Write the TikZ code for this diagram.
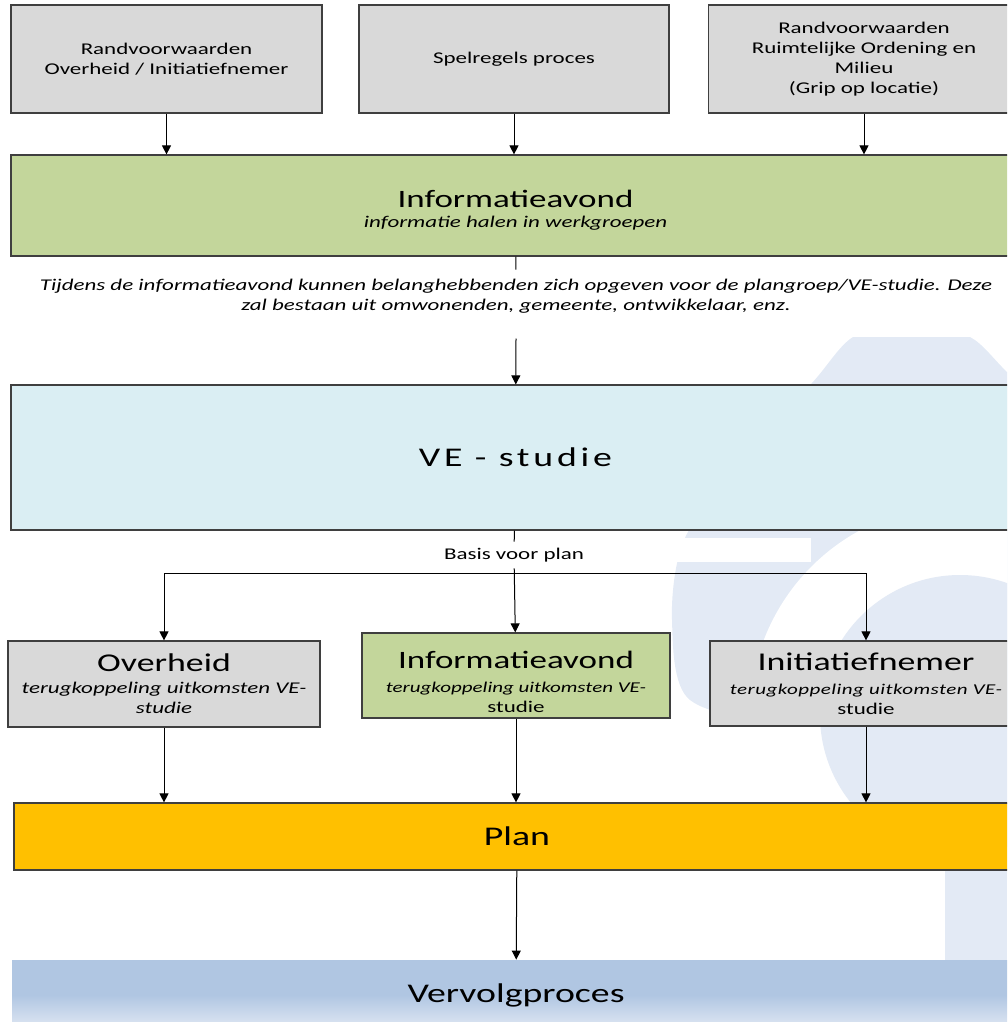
\documentclass[tikz,border=0pt]{standalone}
\usepackage{fontspec}
\setmainfont{Carlito}[FakeStretch=1.4]
\usetikzlibrary{arrows.meta,positioning}
\definecolor{edge}{HTML}{3F3F3F}
\definecolor{grey}{HTML}{D9D9D9}
\definecolor{olive}{HTML}{C3D69B}
\definecolor{pale}{HTML}{DAEEF3}
\definecolor{amber}{HTML}{FFC000}
\definecolor{vervtop}{HTML}{B0C6E2}
\definecolor{vervbot}{HTML}{E2E9F4}
\definecolor{wmark}{HTML}{E3EAF5}
\begin{document}
\begin{tikzpicture}[x=0.5pt, y=-0.5pt,
      box/.style={draw=edge, line width=0.6pt, align=center, inner sep=2pt,
         font=\fontsize{8.2}{10}\selectfont},
      big/.style={font=\fontsize{13.5}{16}\selectfont},
      feed/.style={-{Triangle[length=4.5pt, width=4.5pt]}, line width=0.5pt}]
   \useasboundingbox (0,0) rectangle (1007,1022);
   \clip (0,0) rectangle (1007,1022);
   \begin{scope}
      \clip (0,337) rectangle (1007,1022);
      \fill[wmark] plot[smooth cycle] coordinates {(853,337) (812,383) (740,460) (684,540)
         (672,620) (690,700) (800,720) (1060,700) (1090,450) (1010,375) (970,337) (911,322)};
      \fill[white] (960,715) circle (210);
      \fill[wmark] (960,715) circle (140);
      \fill[white] (672,538) rectangle (811,562);
      \fill[wmark] (945,730) rectangle (1007,960);
   \end{scope}
   \node[box, fill=grey, minimum width=155.5pt, minimum height=54pt] (rand) at (166.5,59)
      {Randvoorwaarden\\Overheid / Initiatiefnemer};
   \node[box, fill=grey, minimum width=155pt, minimum height=54pt] (spel) at (514,59)
      {Spelregels proces};
   \node[box, fill=grey, minimum width=155.5pt, minimum height=54pt] (grip) at (864,59)
      {Randvoorwaarden\\Ruimtelijke Ordening en\\Milieu\\(Grip op locatie)};
   \node[box, fill=olive, minimum width=504.5pt, minimum height=50.5pt] (info) at (515.5,205.5)
      {{\fontsize{12.5}{14}\selectfont\rule{0pt}{13pt}Informatieavond}\\[0pt]\textit{informatie halen in werkgroepen}};
   \node[align=center, inner xsep=0pt, inner ysep=4.5pt, font=\fontsize{8.2}{10}\selectfont\itshape] (note) at (516,296)
      {Tijdens de informatieavond kunnen belanghebbenden zich opgeven voor de plangroep/VE-studie. Deze\\
       zal bestaan uit omwonenden, gemeente, ontwikkelaar, enz.};
   \node[box, fill=pale, minimum width=504.5pt, minimum height=72.5pt,
      font=\fontsize{13.5}{16}\selectfont\addfontfeature{LetterSpace=14}] (ve) at (515.5,457.5)
      {VE - studie};
   \node[font=\fontsize{8.2}{10}\selectfont, inner sep=3pt] (basis) at (514,555) {Basis voor plan};
   \coordinate (split) at (516,573);
   \node[box, fill=grey, minimum width=156pt, minimum height=43pt] (over) at (164,684)
      {{\fontsize{12.8}{14}\selectfont Overheid}\\[1pt]\textit{terugkoppeling uitkomsten VE-}\\\textit{studie}};
   \node[box, fill=olive, minimum width=154pt, minimum height=42.5pt] (mid) at (516,675.5)
      {{\fontsize{12.5}{14}\selectfont\rule{0pt}{15pt}Informatieavond}\\[2pt]
       \fontsize{7.5}{10}\selectfont\itshape terugkoppeling uitkomsten VE-\\studie};
   \node[box, fill=grey, minimum width=156pt, minimum height=42.5pt] (init) at (866,683.5)
      {{\fontsize{12.8}{14}\selectfont Initiatiefnemer}\\[2pt]
       \fontsize{7.5}{11}\selectfont\itshape\addfontfeature{LetterSpace=3}terugkoppeling uitkomsten VE-\\studie};
   \node[box, fill=amber, minimum width=503pt, minimum height=33.5pt, big] (plan) at (517,836.5)
      {Plan};
   \node[minimum width=504pt, minimum height=35pt, top color=vervtop, bottom color=vervbot,
      middle color=vervtop, big] (verv) at (516,995) {Vervolgproces};
   \foreach \u in {rand, spel, grip} {
      \draw[feed] (\u) -- (\u |- info.north);
   }
   \draw[line width=0.5pt] (info) -- (note);
   \draw[feed] ([yshift=-8pt]note.south) -- (ve);
   \draw[line width=0.5pt] (ve) -- (basis);
   \draw[feed] (basis) -- (mid);
   \draw[feed] (split) -| (over);
   \draw[feed] (split) -| (init);
   \foreach \u in {over, mid, init} {
      \draw[feed] (\u) -- (\u |- plan.north);
   }
   \draw[feed] (plan) -- (verv);
\end{tikzpicture}
\end{document}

Work required: Copy the data word for word. Pictures do not go in the copy.

Solution for this exercise:
Write the TikZ code for this diagram.
\documentclass[tikz,border=0pt]{standalone}
\usepackage{fontspec}
\setmainfont{Carlito}[FakeStretch=1.4]
\usetikzlibrary{arrows.meta,positioning}
\definecolor{edge}{HTML}{3F3F3F}
\definecolor{grey}{HTML}{D9D9D9}
\definecolor{olive}{HTML}{C3D69B}
\definecolor{pale}{HTML}{DAEEF3}
\definecolor{amber}{HTML}{FFC000}
\definecolor{vervtop}{HTML}{B0C6E2}
\definecolor{vervbot}{HTML}{E2E9F4}
\definecolor{wmark}{HTML}{E3EAF5}
\begin{document}
\begin{tikzpicture}[x=0.5pt, y=-0.5pt,
      box/.style={draw=edge, line width=0.6pt, align=center, inner sep=2pt,
         font=\fontsize{8.2}{10}\selectfont},
      big/.style={font=\fontsize{13.5}{16}\selectfont},
      feed/.style={-{Triangle[length=4.5pt, width=4.5pt]}, line width=0.5pt}]
   \useasboundingbox (0,0) rectangle (1007,1022);
   \clip (0,0) rectangle (1007,1022);
   \begin{scope}
      \clip (0,337) rectangle (1007,1022);
      \fill[wmark] plot[smooth cycle] coordinates {(853,337) (812,383) (740,460) (684,540)
         (672,620) (690,700) (800,720) (1060,700) (1090,450) (1010,375) (970,337) (911,322)};
      \fill[white] (960,715) circle (210);
      \fill[wmark] (960,715) circle (140);
      \fill[white] (672,538) rectangle (811,562);
      \fill[wmark] (945,730) rectangle (1007,960);
   \end{scope}
   \node[box, fill=grey, minimum width=155.5pt, minimum height=54pt] (rand) at (166.5,59)
      {Randvoorwaarden\\Overheid / Initiatiefnemer};
   \node[box, fill=grey, minimum width=155pt, minimum height=54pt] (spel) at (514,59)
      {Spelregels proces};
   \node[box, fill=grey, minimum width=155.5pt, minimum height=54pt] (grip) at (864,59)
      {Randvoorwaarden\\Ruimtelijke Ordening en\\Milieu\\(Grip op locatie)};
   \node[box, fill=olive, minimum width=504.5pt, minimum height=50.5pt] (info) at (515.5,205.5)
      {{\fontsize{12.5}{14}\selectfont\rule{0pt}{13pt}Informatieavond}\\[0pt]\textit{informatie halen in werkgroepen}};
   \node[align=center, inner xsep=0pt, inner ysep=4.5pt, font=\fontsize{8.2}{10}\selectfont\itshape] (note) at (516,296)
      {Tijdens de informatieavond kunnen belanghebbenden zich opgeven voor de plangroep/VE-studie. Deze\\
       zal bestaan uit omwonenden, gemeente, ontwikkelaar, enz.};
   \node[box, fill=pale, minimum width=504.5pt, minimum height=72.5pt,
      font=\fontsize{13.5}{16}\selectfont\addfontfeature{LetterSpace=14}] (ve) at (515.5,457.5)
      {VE - studie};
   \node[font=\fontsize{8.2}{10}\selectfont, inner sep=3pt] (basis) at (514,555) {Basis voor plan};
   \coordinate (split) at (516,573);
   \node[box, fill=grey, minimum width=156pt, minimum height=43pt] (over) at (164,684)
      {{\fontsize{12.8}{14}\selectfont Overheid}\\[1pt]\textit{terugkoppeling uitkomsten VE-}\\\textit{studie}};
   \node[box, fill=olive, minimum width=154pt, minimum height=42.5pt] (mid) at (516,675.5)
      {{\fontsize{12.5}{14}\selectfont\rule{0pt}{15pt}Informatieavond}\\[2pt]
       \fontsize{7.5}{10}\selectfont\itshape terugkoppeling uitkomsten VE-\\studie};
   \node[box, fill=grey, minimum width=156pt, minimum height=42.5pt] (init) at (866,683.5)
      {{\fontsize{12.8}{14}\selectfont Initiatiefnemer}\\[2pt]
       \fontsize{7.5}{11}\selectfont\itshape\addfontfeature{LetterSpace=3}terugkoppeling uitkomsten VE-\\studie};
   \node[box, fill=amber, minimum width=503pt, minimum height=33.5pt, big] (plan) at (517,836.5)
      {Plan};
   \node[minimum width=504pt, minimum height=35pt, top color=vervtop, bottom color=vervbot,
      middle color=vervtop, big] (verv) at (516,995) {Vervolgproces};
   \foreach \u in {rand, spel, grip} {
      \draw[feed] (\u) -- (\u |- info.north);
   }
   \draw[line width=0.5pt] (info) -- (note);
   \draw[feed] ([yshift=-8pt]note.south) -- (ve);
   \draw[line width=0.5pt] (ve) -- (basis);
   \draw[feed] (basis) -- (mid);
   \draw[feed] (split) -| (over);
   \draw[feed] (split) -| (init);
   \foreach \u in {over, mid, init} {
      \draw[feed] (\u) -- (\u |- plan.north);
   }
   \draw[feed] (plan) -- (verv);
\end{tikzpicture}
\end{document}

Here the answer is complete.